Districts were made covering almost 600 square miles and containing over 7000 buildings.
Over 150,000 ships, built from designs from the art department and modified to work in 3D, were used to fill the traffic lanes into Atlantis.
Sea creatures, such as dolphins and whales, and marine vegetation, and coral were added to help anchor this fantasy world to reality. With such a big city full of colorful lights, organic materials, and translucent materials, the biggest challenge, was to render it all.
The trench creatures required multiple levels of simulations.
The first step was to create a full-body muscle simulation, where the artists could adjust the stretching and bulging of the muscles whilst still remaining fully dynamic.
The second was simulating the fat and tissue. next was a skin simulation and lastly, they simulated the fins and spines.
Due to a large number of secondary Trench creatures, they had to optimize their workflow so that Creature FX artists could simulate any number of creatures at the same time.
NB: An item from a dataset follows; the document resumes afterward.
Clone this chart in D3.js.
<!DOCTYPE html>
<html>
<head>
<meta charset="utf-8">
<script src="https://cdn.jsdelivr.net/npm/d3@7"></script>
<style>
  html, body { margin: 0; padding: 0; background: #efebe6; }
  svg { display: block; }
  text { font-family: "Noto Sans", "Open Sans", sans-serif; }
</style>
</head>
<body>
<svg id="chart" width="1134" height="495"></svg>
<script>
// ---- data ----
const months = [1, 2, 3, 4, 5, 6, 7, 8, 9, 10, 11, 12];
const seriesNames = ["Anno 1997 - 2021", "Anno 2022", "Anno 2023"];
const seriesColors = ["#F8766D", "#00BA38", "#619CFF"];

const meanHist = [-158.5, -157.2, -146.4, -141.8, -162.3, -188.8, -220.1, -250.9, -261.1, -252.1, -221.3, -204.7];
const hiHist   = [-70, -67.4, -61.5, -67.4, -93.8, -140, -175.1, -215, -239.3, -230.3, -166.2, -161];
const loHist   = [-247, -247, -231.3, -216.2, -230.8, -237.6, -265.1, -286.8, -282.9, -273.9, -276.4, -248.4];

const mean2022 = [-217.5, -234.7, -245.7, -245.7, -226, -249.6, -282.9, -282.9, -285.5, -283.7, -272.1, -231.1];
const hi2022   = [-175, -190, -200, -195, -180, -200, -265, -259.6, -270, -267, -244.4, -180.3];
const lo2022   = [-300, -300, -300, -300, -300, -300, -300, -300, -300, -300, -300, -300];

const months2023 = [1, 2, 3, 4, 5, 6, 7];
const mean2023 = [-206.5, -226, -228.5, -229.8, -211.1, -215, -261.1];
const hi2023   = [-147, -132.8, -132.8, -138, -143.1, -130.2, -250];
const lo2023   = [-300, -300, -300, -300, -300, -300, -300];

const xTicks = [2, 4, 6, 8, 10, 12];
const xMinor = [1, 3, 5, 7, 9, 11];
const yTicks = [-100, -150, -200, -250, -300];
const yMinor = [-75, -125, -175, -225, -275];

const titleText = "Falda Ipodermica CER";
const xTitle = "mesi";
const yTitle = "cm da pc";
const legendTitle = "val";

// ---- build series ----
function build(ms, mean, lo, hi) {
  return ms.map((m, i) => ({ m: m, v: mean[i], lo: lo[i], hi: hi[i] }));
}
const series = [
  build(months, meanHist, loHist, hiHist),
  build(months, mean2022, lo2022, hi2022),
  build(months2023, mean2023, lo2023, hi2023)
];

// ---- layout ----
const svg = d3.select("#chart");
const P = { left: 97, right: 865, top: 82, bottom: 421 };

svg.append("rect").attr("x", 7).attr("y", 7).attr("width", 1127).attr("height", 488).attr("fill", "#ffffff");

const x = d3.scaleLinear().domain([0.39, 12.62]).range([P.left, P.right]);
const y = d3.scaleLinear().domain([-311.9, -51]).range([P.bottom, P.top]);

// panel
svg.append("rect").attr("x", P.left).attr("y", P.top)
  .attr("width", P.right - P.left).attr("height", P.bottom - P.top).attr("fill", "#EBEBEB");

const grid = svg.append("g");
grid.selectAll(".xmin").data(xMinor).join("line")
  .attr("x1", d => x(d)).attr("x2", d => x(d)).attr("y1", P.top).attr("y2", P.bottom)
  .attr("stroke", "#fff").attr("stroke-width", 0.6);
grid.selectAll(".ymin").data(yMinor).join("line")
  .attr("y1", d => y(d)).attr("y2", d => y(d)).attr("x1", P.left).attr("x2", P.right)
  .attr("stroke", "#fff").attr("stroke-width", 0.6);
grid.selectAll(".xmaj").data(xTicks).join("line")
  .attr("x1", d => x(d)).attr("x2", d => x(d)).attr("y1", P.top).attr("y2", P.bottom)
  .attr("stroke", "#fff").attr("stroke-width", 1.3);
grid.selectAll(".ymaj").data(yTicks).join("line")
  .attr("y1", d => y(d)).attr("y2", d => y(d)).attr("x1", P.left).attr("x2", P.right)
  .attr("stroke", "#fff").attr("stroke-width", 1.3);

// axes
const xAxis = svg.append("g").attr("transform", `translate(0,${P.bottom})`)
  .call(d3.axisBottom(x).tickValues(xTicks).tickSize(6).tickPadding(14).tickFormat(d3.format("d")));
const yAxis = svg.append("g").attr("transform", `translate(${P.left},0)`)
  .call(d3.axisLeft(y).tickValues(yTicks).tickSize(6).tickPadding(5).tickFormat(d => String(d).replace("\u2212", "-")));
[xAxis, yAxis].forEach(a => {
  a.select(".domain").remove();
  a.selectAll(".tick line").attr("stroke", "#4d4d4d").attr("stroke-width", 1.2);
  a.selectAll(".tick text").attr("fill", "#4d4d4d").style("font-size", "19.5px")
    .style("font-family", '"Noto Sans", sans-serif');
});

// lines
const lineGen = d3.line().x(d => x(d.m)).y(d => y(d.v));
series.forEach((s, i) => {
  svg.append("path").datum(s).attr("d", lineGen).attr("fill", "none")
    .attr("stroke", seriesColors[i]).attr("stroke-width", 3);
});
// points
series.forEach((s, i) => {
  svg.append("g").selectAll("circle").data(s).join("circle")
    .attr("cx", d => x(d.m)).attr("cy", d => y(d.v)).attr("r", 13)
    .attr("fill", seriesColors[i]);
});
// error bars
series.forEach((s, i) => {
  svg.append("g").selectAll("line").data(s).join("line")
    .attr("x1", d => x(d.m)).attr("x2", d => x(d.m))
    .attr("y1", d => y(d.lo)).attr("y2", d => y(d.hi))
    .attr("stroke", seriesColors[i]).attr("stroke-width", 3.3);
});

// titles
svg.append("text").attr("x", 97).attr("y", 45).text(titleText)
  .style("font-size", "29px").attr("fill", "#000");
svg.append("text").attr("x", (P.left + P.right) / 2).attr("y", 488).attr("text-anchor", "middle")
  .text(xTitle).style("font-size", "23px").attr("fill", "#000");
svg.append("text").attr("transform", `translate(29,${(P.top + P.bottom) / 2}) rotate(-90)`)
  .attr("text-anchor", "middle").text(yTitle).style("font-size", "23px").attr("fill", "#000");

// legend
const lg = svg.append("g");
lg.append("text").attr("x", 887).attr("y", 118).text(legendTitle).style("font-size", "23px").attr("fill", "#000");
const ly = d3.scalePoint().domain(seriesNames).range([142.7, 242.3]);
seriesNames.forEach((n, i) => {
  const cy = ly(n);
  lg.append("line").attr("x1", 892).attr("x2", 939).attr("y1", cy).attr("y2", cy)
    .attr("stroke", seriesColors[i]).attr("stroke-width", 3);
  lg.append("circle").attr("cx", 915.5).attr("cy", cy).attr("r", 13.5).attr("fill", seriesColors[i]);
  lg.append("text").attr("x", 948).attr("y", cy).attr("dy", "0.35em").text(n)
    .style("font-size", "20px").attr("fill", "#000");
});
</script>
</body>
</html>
However, Hero Trench had full skin and muscle simulations, customized for each shot.
As with most complicated shots, rendering is always a worry. The average shot during the "trench attack" had up to 60 high-resolution creatures, all with muscle and fin simulations, in addition to thousands of creatures in the water and a huge ocean simulation, where even the impacts of raindrops were 3D. The team was conscious of this potential rendering problem from the start and so kept efficiency in mind when building their assets.
The Creature FX team created very fast and stable simulation setups for the muscles and fins.
The Flowline team also optimized simulation times and data usage for water simulations, and the Lighting team brought it all together using Scanline's custom procedural render pipeline ensuring fast rendering and the minimal possible memory consumption.
Due to the large portion of the movie that was set underwater, it was obvious that the film was to be shot "Dry for wet". The VFX teams spent a lot of time creating 'the look' that the director was searching for. The director wanted Color contrast and clarity in the water but with strong light and shadow so the VFX teams developed tools to do accurate color attenuation and light diffusion including a control curve to control how fast the attenuation built up.
They also added moving vegetation, flowing caustics, strong light rays, bloom on light sources, bubbles, and particulate passes to sell the underwater feel.
Perhaps one of the biggest and hardest parts of all, was the hair.
The director wanted long beautiful flowing locks that referenced the comic books.
The VFX teams gathered together hours of video on how hairs clump together, separate, and flow behind a swimmer as they move forward. they used this reference material to help develop their "Haircraft" tools to handle the problems with long hair underwater.
One of the biggest problems is that hair systems are built on interpolating hairs between guides. however, underwater guides can go anywhere, this led to parallel interpolated hair just sticking out. to solve this they had to simulate more guides to ensure they had the edge breakup and the complexity they needed.
The hair didn't just have to move realistically, it had to look great too, it couldn't fall in front of the actor's face or get in his eyes as real hair would, it had to be styled.
To achieve this, they built up a library of pre-sim hairstyles for the start of the shot and then used a robust set of sculpting tools to adjust the hair post-sim.
The odd thing they found was that the shots with a lot of action were easy to do than those just standing still.